И, может быть, еще: в безнадежности. Никакое просветление не было ведомо Анненскому. Кажется, он ни во что не верил и ничего не ждал. <…> Вся сложность ощущений Анненского упиралась, кажется, в один только образ: базаровский «лопух на могиле».[596]

Мне недавно пришлось слышать упрек, будто я влияние Анненского вижу везде и всюду и вообще переоцениваю его значение. Думаю, что упрек этот — несправедливый. Медленно и верно Анненский овладевает сознанием русских поэтов. Незамеченный современниками, он воскресает для потомков. Говорят: Анненский — отрава. Ничего! Сладкой водичкой поэзия никогда не была, а от яда она еще никогда не умирала.[597]
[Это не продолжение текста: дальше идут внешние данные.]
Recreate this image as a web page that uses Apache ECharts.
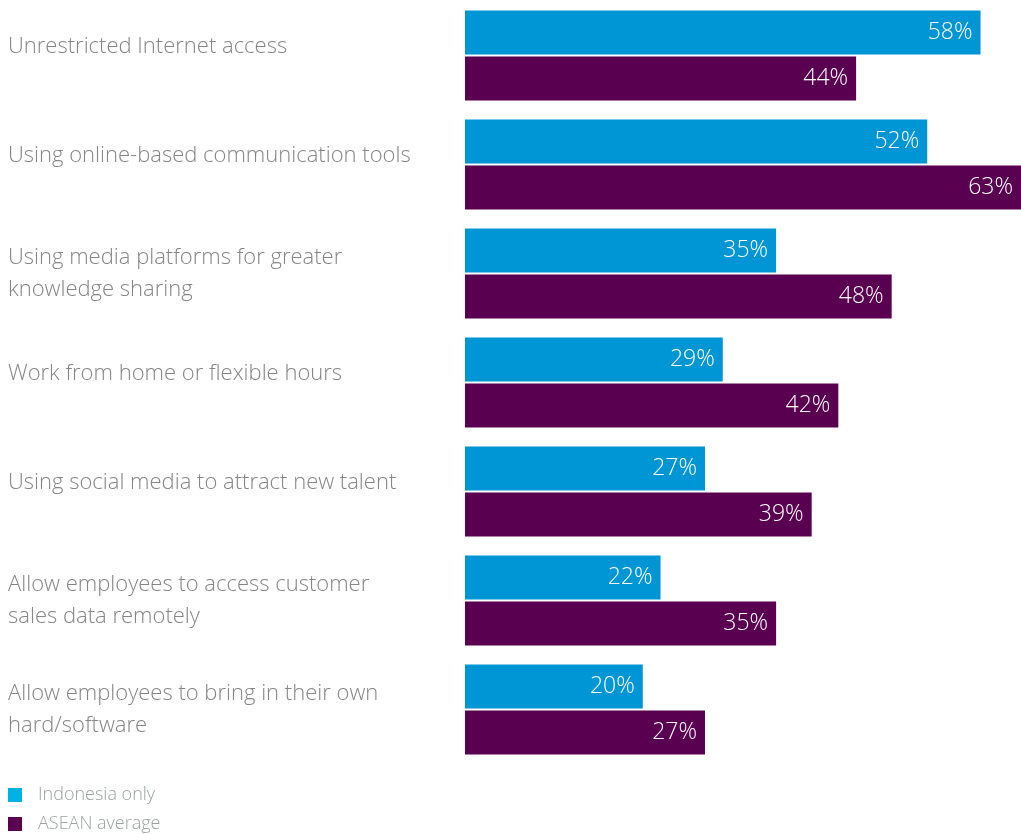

Насколько мне помнится, «Кипарисовый ларец» не сразу был оценен по достоинству. <…> Только на второй, на третий год после выхода книги об Анненском заговорили, да и то в очень тесных и замкнутых кругах, как об одном из самых замечательных русских поэтов последней четверти века. В удивительной по глубине понимания статье Вячеслав Иванов предсказал, что Анненский станет «зачинателем нового течения русской лирики». Так оно и случилось, но влияние Анненского — как всякое настоящее влияние — должно было проделать долгую внутреннюю работу прежде, чем стать очевидным. В те годы, когда русские молодые поэты впервые читали «Кипарисовый ларец», был расцвет Блока, и казалось, у него нет и долго не будет соперников. <…> Разлюбить Блока «Кипарисовый ларец» не заставил, но что он все-таки привязанность к нему поколебал, подточил, и что вся блоковская поэзия от соседства с ним показалась чуть-чуть пресной, — это несомненно. Блок сильнее, порывистее, увлекательнее Анненского. Но в «Кипарисовом ларце» есть капля яда, вкус которого ничем нельзя заглушить, никогда нельзя забыть — как есть, например, такой яд в Бодлере.